A new law coming into effect next month modernises Māori land rating laws that have been largely untouched for almost 100 years, signalling a major shift in the local government approach to rating Māori freehold land and encouraging housing and other development initiatives.

The Whenua Māori Rating Amendment Act recognises the cultural difference in Māori and Pākehā land ownership, in which Māori freehold land is considered taonga. It gives better recognition of communal ownership of whenua Māori, situations where multiple houses are on one land block and the cultural importance of succession.

On 1 July 2021 the Act brings in a suite of changes to help Māori owners overcome barriers to bringing land into economic use, while avoiding penalties that previous rating law imposed on unused land.

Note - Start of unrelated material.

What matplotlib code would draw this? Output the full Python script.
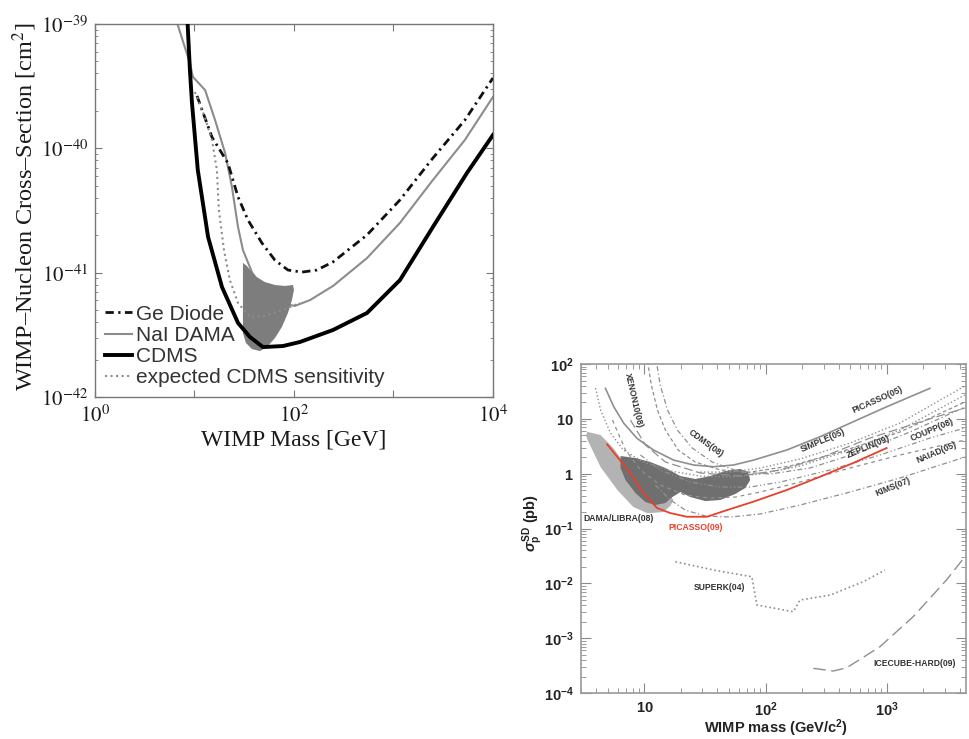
import matplotlib
matplotlib.use('Agg')
import matplotlib.pyplot as plt
import numpy as np
from matplotlib.ticker import LogLocator, NullFormatter

plt.rcParams['mathtext.fontset'] = 'stix'
plt.rcParams['mathtext.rm'] = 'Liberation Sans:bold'
plt.rcParams['mathtext.it'] = 'Liberation Sans:bold:italic'
plt.rcParams['mathtext.bf'] = 'Liberation Sans:bold'

# ---------------- left panel: WIMP-nucleon cross-section [cm^2] vs mass [GeV]
ge_mass = [10.6, 15.0, 21.7, 27.4, 34.5, 47.7, 64.4, 87.0, 120, 170, 247, 542, 1160, 2490, 5230, 10000]
ge_xsec = [2.64e-40, 1.23e-40, 7.6e-41, 4.07e-41, 2.65e-41, 1.73e-41, 1.26e-41, 1.05e-41,
           1.01e-41, 1.05e-41, 1.22e-41, 2.01e-41, 3.84e-41, 8.35e-41, 1.69e-40, 3.68e-40]

nai_mass = [6.52, 6.8, 9.0, 9.66, 12.8, 16.1, 20.3, 23.8, 27.4, 30.7, 37.8, 48.8, 72.3, 102,
            145, 247, 542, 1160, 2490, 5230, 10000]
nai_xsec = [1.3e-39, 9.8e-40, 4.85e-40, 3.75e-40, 2.94e-40, 1.69e-40, 9.2e-41, 4.9e-41, 2.33e-41,
            1.52e-41, 1.01e-41, 7.26e-42, 5.7e-42, 5.4e-42, 6.02e-42, 7.82e-42, 1.31e-41, 2.51e-41,
            5.56e-41, 1.17e-40, 2.59e-40]

cdms_mass = [8.4, 9.0, 9.44, 10.8, 13.7, 18.9, 27.4, 36.1, 48.8, 77.5, 115, 247, 542, 1160,
             2490, 5480, 10000]
cdms_xsec = [1.3e-39, 4.27e-40, 2.32e-40, 6.7e-41, 1.94e-41, 7.67e-42, 3.94e-42, 3.04e-42,
             2.52e-42, 2.57e-42, 2.77e-42, 3.46e-42, 4.74e-42, 8.7e-42, 2.33e-41, 6.34e-41, 1.28e-40]

exp_mass = [10.1, 12.5, 15.0, 16.8, 17.6, 19.8, 22.7, 27.4, 36.1, 51.1, 81.2, 115]
exp_xsec = [2.84e-40, 1.85e-40, 1.17e-40, 6.7e-41, 3.19e-41, 1.52e-41, 8.7e-42, 5.7e-42,
            4.4e-42, 4.48e-42, 5.1e-42, 5.7e-42]

dama_mass = [30.7, 33.7, 37.8, 42.5, 51.1, 64.4, 81.2, 97.7, 100, 95.5, 87.0, 75.7, 64.4,
             53.5, 45.5, 37.8, 32.9, 30.7]
dama_xsec = [1.2e-41, 1.13e-41, 1.01e-41, 9.2e-42, 8.4e-42, 7.96e-42, 7.82e-42, 7.96e-42,
             7.26e-42, 6.02e-42, 4.74e-42, 3.66e-42, 2.98e-42, 2.52e-42, 2.34e-42, 2.43e-42,
             2.72e-42, 3.27e-42]

# ---------------- right panel: sigma_p^SD [pb] vs WIMP mass [GeV/c^2]
libra_light_mass = [3.37, 4.35, 5.56, 6.35, 8.5, 12, 16.4, 17.3, 16.4, 14.3, 10.6, 8.1, 6.0, 4.35, 3.4, 3.3]
libra_light_sd = [5.8, 5.07, 2.9, 1.93, 0.9, 0.55, 0.4, 0.33, 0.26, 0.2, 0.19, 0.247, 0.5, 1.32, 4.1, 5.0]

libra_dark_mass = [6.35, 8.43, 11.2, 14.9, 19.8, 26.3, 34.9, 46.4, 61.7, 71.8, 74.5, 67.8, 56.1,
                   42.2, 31.8, 23.9, 19.8, 17.0, 14.9, 12.3, 10.2, 8.43, 6.98, 6.35]
libra_dark_sd = [2.10, 1.93, 1.63, 1.27, 0.906, 0.80, 0.906, 1.12, 1.22, 1.07, 0.766, 0.547,
                 0.426, 0.331, 0.317, 0.375, 0.463, 0.375, 0.292, 0.268, 0.304, 0.444, 0.766, 1.27]

picasso09_mass = [4.93, 5.96, 7.67, 9.8, 12.7, 16.4, 22.4, 32.8, 48.0, 78.9, 149, 281, 525, 995]
picasso09_sd = [3.43, 2.04, 1.03, 0.444, 0.237, 0.191, 0.164, 0.164, 0.217, 0.308, 0.504, 0.88, 1.56, 2.94]

picasso05_mass = [4.77, 5.59, 6.76, 8.7, 11.9, 17.4, 25.5, 37.2, 54.3, 79.4, 149, 281, 528, 995, 2260]
picasso05_sd = [36, 16.6, 8.3, 4.4, 2.7, 1.77, 1.44, 1.34, 1.44, 1.77, 2.7, 4.72, 8.87, 16.6, 36]

simple_a_mass = [3.95, 4.35, 5.25, 6.71, 9.81, 16.4, 28.9, 51.0, 90.1, 192, 496, 1280, 4390]
simple_a_sd = [36.5, 14.5, 5.5, 2.70, 1.63, 1.12, 0.906, 0.869, 0.986, 1.38, 2.70, 6.25, 27.2]
simple_b_mass = [28.9, 51.0, 90.1, 192, 496, 1280, 4390]
simple_b_sd = [1.07, 1.07, 1.27, 1.85, 3.62, 8.4, 39.7]

xenon_mass = [10.4, 11.4, 12.8, 14.9, 19.0, 26.3, 42.2, 74.5, 159, 410, 1280, 4390]
xenon_sd = [146, 41.4, 14.5, 6.25, 2.70, 1.63, 1.17, 1.07, 1.38, 2.48, 5.75, 20.3]

cdms08_mass = [12.3, 13.5, 15.5, 18.7, 24.8, 36.3, 61.7, 109, 232, 600, 1545, 4390]
cdms08_sd = [146, 41.4, 14.5, 6.25, 2.94, 1.63, 1.07, 0.986, 1.27, 2.48, 5.75, 16.4]

zeplin_mass = [7.67, 10.2, 14.9, 28.9, 61.7, 132, 281, 725, 1870, 4390]
zeplin_sd = [9.5, 3.33, 1.63, 1.03, 0.906, 1.17, 1.93, 4.47, 8.75, 15.8]

coupp_mass = [9.27, 13.5, 23.9, 42.2, 74.5, 132, 340, 875, 2260, 4390]
coupp_sd = [2.19, 1.17, 0.704, 0.571, 0.571, 0.704, 1.17, 2.19, 4.47, 6.8]

naiad_mass = [5.45, 6.98, 9.27, 13.5, 21.7, 34.9, 56.1, 90.1, 192, 496, 1280, 4390]
naiad_sd = [9.5, 2.70, 1.17, 0.621, 0.408, 0.360, 0.375, 0.463, 0.704, 1.27, 2.19, 4.11]

kims_mass = [12.3, 16.4, 21.7, 31.8, 51.0, 90.1, 192, 496, 1280, 4390]
kims_sd = [0.621, 0.331, 0.217, 0.169, 0.162, 0.184, 0.268, 0.463, 0.834, 2.01]

superk_mass = [18.0, 37.2, 76.9, 84.6, 169, 192, 340, 638, 963]
superk_sd = [0.0248, 0.0175, 0.0132, 0.00403, 0.00304, 0.00497, 0.00612, 0.0107, 0.0175]

icecube_mass = [247, 361, 466, 875, 1644, 3097, 4645]
icecube_sd = [2.82e-4, 2.52e-4, 2.89e-4, 6.98e-4, 2.46e-3, 0.0115, 0.0357]

fig = plt.figure(figsize=(9.7, 7.39), dpi=100)

# ================= left panel =================
ax1 = fig.add_axes([0.0979, 0.4628, 0.4103, 0.5047])
ax1.set_xscale('log')
ax1.set_yscale('log')
ax1.fill(dama_mass, dama_xsec, color='#7d7d7d', lw=0, zorder=2)
ax1.plot(ge_mass, ge_xsec, color='#111111', lw=2, dashes=(3, 1.6, 0.8, 1.6), label='Ge Diode', zorder=3)
ax1.plot(nai_mass, nai_xsec, color='#8c8c8c', lw=1.5, label='NaI DAMA', zorder=1)
ax1.plot(cdms_mass, cdms_xsec, color='black', lw=2.8, label='CDMS', zorder=4)
ax1.plot(exp_mass, exp_xsec, color='#8c8c8c', lw=1.5, ls=':', label='expected CDMS sensitivity', zorder=3)
ax1.set_xlim(1, 1e4)
ax1.set_ylim(1e-42, 1e-39)

ax1.set_xticks([1, 10, 100, 1000, 10000], labels=['$10^{0}$', '', '$10^{2}$', '', '$10^{4}$'])
ax1.set_yticks([1e-42, 1e-41, 1e-40, 1e-39],
               labels=['$10^{-42}$', '$10^{-41}$', '$10^{-40}$', '$10^{-39}$'])
ax1.xaxis.set_minor_locator(plt.NullLocator())
ax1.yaxis.set_minor_locator(LogLocator(base=10, subs=np.arange(2, 10)))
ax1.yaxis.set_minor_formatter(NullFormatter())
ax1.tick_params(which='both', direction='in', top=True, right=True, color='#777777',
                labelsize=15, labelcolor='#1a1a1a')
ax1.tick_params(which='major', length=5, pad=5)
ax1.tick_params(which='minor', length=2.5)
for s in ax1.spines.values():
    s.set_color('#777777')
    s.set_linewidth(1.0)

ax1.set_xlabel('WIMP Mass [GeV]', fontsize=17, family='Liberation Serif', color='#1a1a1a')
ax1.set_ylabel('WIMP–Nucleon Cross–Section [cm$^2$]', fontsize=17.5, family='Liberation Serif',
               color='#1a1a1a')
ax1.xaxis.set_label_coords(0.5, -0.088)
ax1.yaxis.set_label_coords(-0.14, 0.51)

ax1.legend(loc='lower left', bbox_to_anchor=(0.0, 0.0), frameon=False,
           prop={'family': 'Liberation Sans', 'size': 15}, labelcolor='#333333',
           handlelength=1.3, handletextpad=0.2, labelspacing=0.1, borderpad=0.2,
           borderaxespad=0.28)

# ================= right panel =================
ax2 = fig.add_axes([0.599, 0.0622, 0.397, 0.4452])
ax2.set_xscale('log')
ax2.set_yscale('log')
ax2.fill(libra_light_mass, libra_light_sd, color='#b3b3b3', lw=0, zorder=1)
ax2.fill(libra_dark_mass, libra_dark_sd, color='#6f6f6f', lw=0, zorder=1.5)

gray = '#8f8f8f'
ax2.plot(picasso05_mass, picasso05_sd, color=gray, lw=1.2, zorder=2)
ax2.plot(simple_a_mass, simple_a_sd, color=gray, lw=1.0, ls=':', zorder=2)
ax2.plot(simple_b_mass, simple_b_sd, color=gray, lw=1.0, ls=':', zorder=2)
ax2.plot(xenon_mass, xenon_sd, color=gray, lw=0.9, dashes=(3, 2), zorder=2)
ax2.plot(cdms08_mass, cdms08_sd, color=gray, lw=0.9, dashes=(4, 2, 1, 2), zorder=2)
ax2.plot(zeplin_mass, zeplin_sd, color=gray, lw=0.9, dashes=(7, 3), zorder=2)
ax2.plot(coupp_mass, coupp_sd, color=gray, lw=0.9, dashes=(4, 2, 1, 2, 1, 2), zorder=2)
ax2.plot(naiad_mass, naiad_sd, color=gray, lw=0.9, dashes=(3, 3), zorder=2)
ax2.plot(kims_mass, kims_sd, color=gray, lw=0.9, dashes=(4, 2, 1, 2), zorder=2)
ax2.plot(superk_mass, superk_sd, color=gray, lw=1.2, ls=':', zorder=2)
ax2.plot(icecube_mass, icecube_sd, color=gray, lw=1.0, dashes=(9, 4), zorder=2)
ax2.plot(picasso09_mass, picasso09_sd, color='#e8402c', lw=1.3, zorder=3)

ax2.set_xlim(3, 4500)
ax2.set_ylim(1e-4, 1e2)

lab = dict(fontsize=6.2, fontweight='bold', color='#333333', family='Liberation Sans',
           ha='center', va='center', zorder=5)
ax2.text(3.15, 0.155, 'DAMA/LIBRA(08)', **{**lab, 'ha': 'left'})
ax2.text(15.8, 0.106, 'PICASSO(09)', **{**lab, 'ha': 'left', 'color': '#e8402c'})
ax2.text(25.3, 0.00857, 'SUPERK(04)', **{**lab, 'ha': 'left'})
ax2.text(767, 3.5e-4, 'ICECUBE-HARD(09)', **{**lab, 'ha': 'left'})
ax2.text(8.1, 22, 'XENON10(08)', rotation=-77, **lab)
ax2.text(31.8, 3.6, 'CDMS(08)', rotation=-36, **lab)
ax2.text(828, 22, 'PICASSO(05)', rotation=24, **lab)
ax2.text(297, 4.1, 'SIMPLE(05)', rotation=23, **lab)
ax2.text(698, 3.06, 'ZEPLIN(09)', rotation=23, **lab)
ax2.text(2345, 6.25, 'COUPP(08)', rotation=23, **lab)
ax2.text(2580, 2.48, 'NAIAD(05)', rotation=23, **lab)
ax2.text(1120, 0.57, 'KIMS(07)', rotation=22, **lab)

ax2.set_xticks([10, 100, 1000], labels=[r'$\mathrm{10}$', r'$\mathrm{10^{2}}$', r'$\mathrm{10^{3}}$'])
ax2.set_yticks([1e-4, 1e-3, 1e-2, 1e-1, 1, 10, 100],
               labels=[r'$\mathrm{10^{-4}}$', r'$\mathrm{10^{-3}}$', r'$\mathrm{10^{-2}}$',
                       r'$\mathrm{10^{-1}}$', r'$\mathrm{1}$', r'$\mathrm{10}$', r'$\mathrm{10^{2}}$'])
ax2.xaxis.set_minor_locator(LogLocator(base=10, subs=np.arange(2, 10)))
ax2.yaxis.set_minor_locator(LogLocator(base=10, subs=np.arange(2, 10)))
ax2.xaxis.set_minor_formatter(NullFormatter())
ax2.yaxis.set_minor_formatter(NullFormatter())
ax2.tick_params(which='both', direction='in', top=True, right=True, color='#8a8a8a',
                labelsize=10.5, labelcolor='#222222')
ax2.tick_params(which='major', length=7, pad=5)
ax2.tick_params(which='minor', length=3.5)
for t in ax2.get_xticklabels() + ax2.get_yticklabels():
    t.set_math_fontfamily('custom')
for s in ax2.spines.values():
    s.set_color('#9a9a9a')
    s.set_linewidth(1.2)

ax2.set_xlabel(r'WIMP mass (GeV/c$^{\mathrm{2}}$)', fontsize=10.5, fontweight='bold',
               family='Liberation Sans', color='#222222', math_fontfamily='custom')
ax2.set_ylabel(r'$\sigma_{\mathrm{p}}^{\mathrm{SD}}$ (pb)', fontsize=10.5, fontweight='bold',
               family='Liberation Sans', color='#222222', math_fontfamily='custom')
ax2.xaxis.set_label_coords(0.506, -0.075)
ax2.yaxis.set_label_coords(-0.094, 0.517)

fig.savefig('out.png', dpi=100, facecolor='white')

Taituarā Chief Advisor Raymond Horan says the Act effectively removes from the rating system those properties that could never reasonably be used for economic purpose – either business or residential. These include wāhi tapu, or sacred sites, land under covenant, land with no road access and areas of cultural significance.

“What’s happening now is that rates are assessed and somebody gets the bill – but because there’s no income from the land the debt mounts up,” says Raymond. “From 1 July any rates owing on this land will be wiped and the land will be non-rateable.”

This means millions of dollars of unpaid rates will be wiped – but it’s money that would have been written off anyway after six years of non-payment.

Local Government Minister Nanaia Mahuta says nearly 100 years of a system that was not fit for Māori had resulted in underdevelopment of Māori land and disadvantage for Māori living on Māori land.

The new legislation also makes owners and occupiers eligible for rates rebates. Collective ownership was ignored when the rates rebate scheme was introduced in the 1970s. “It is time to correct a wrong that has disadvantaged low-income homeowners on Māori land for generations," says the Minister.

Remissions for unpaid rates to help boost economic development

Another significant change is the power given to councils to apply rates remissions on Māori freehold land that is intended for development. Raymond says most of these developments will be housing but could also include forestry, tourism or commercial facilities. The remission aims to support the land’s economic development.

Māori freehold land is heavily concentrated in a group of 12-15 local authorities – generally in Northland, the Central North Island, and the eastern parts of the North Island. The Act gives consistency in dealing with whenua Māori across all local authorities and will replace individual councils’ policies on remitting or postponing rates payments.

Taupō District Council has a rates remission policy for Māori freehold land in multiple ownership that is in its natural state with no income derived. The policy provides that 100 per cent of the rates are remitted; the council requires a declaration every three years to check that remission criteria is still met.

Since 2005, Taupō District Council has had a Māori Land Rating Officer who works with local Māori landowners and Trusts to ensure they are well informed on rating procedure, policy and legislation and keeps the rating information database up to date in regards to administrators, occupiers, owners and the use of the land.

New law to provide consistency across Aotearoa

The council’s Revenue Manager Toni Wilkinson welcomes the new legislation, including the ability of CEOs to write-off rates arrears. A common scenario is where an owner has passed away and arrears have prevented development: “If an individual came forward to use or develop the land then that individual became attached to the debt, even if the land is communally owned with many others.”

Toni says there are just over 1,000 Māori freehold land units in the district and a lot of this land is in use – it contributes around five per cent of the total rates revenue and will continue to do so under the new legislation. Some of these units are in forestry, large pastoral stations or horticulture and others are highly developed with power stations and a milk processing plant.

“This law will give consistency across New Zealand,” she says. “It’s taken a lot of work over the years to get where we have landed but we are now in a position of clarity and fairness across the country.”

Also welcoming the consistency in the new law is Jim Taylor, Manager of Transaction Services at Tauranga City Council. He says some Māori freehold blocks fall across more than one local authority – meaning different parts of the land face varied rates regimes.

Tauranga has 344 Māori freehold Land rating units with a total of 734 dwellings: 47 properties have 2 or more dwellings. Jim says under the new law the council’s rating team will collaborate and negotiate with owners about ongoing rates payment, access to the rates rebate scheme and future use of the land.

Removing barriers for whenua Māori acknowledges Treaty of Waitangi partnership 

Changes in the law offer a great opportunity to get results for iwi and hapū by removing the barriers that have made it too difficult to get ahead, he says, and the Council will work with iwi to develop policy in a way that works for them.

“We want the release of economic benefit from the land for the direct benefit for people who own the land – and business and housing benefit the local economy.”

Jim says the legislation is a long time coming and reflects the Crown’s obligations under the Treaty of Waitangi to work in partnership with Māori. “There should be a concerted and open-eyed look at multiple-owned land in reviews of all local government legislation.”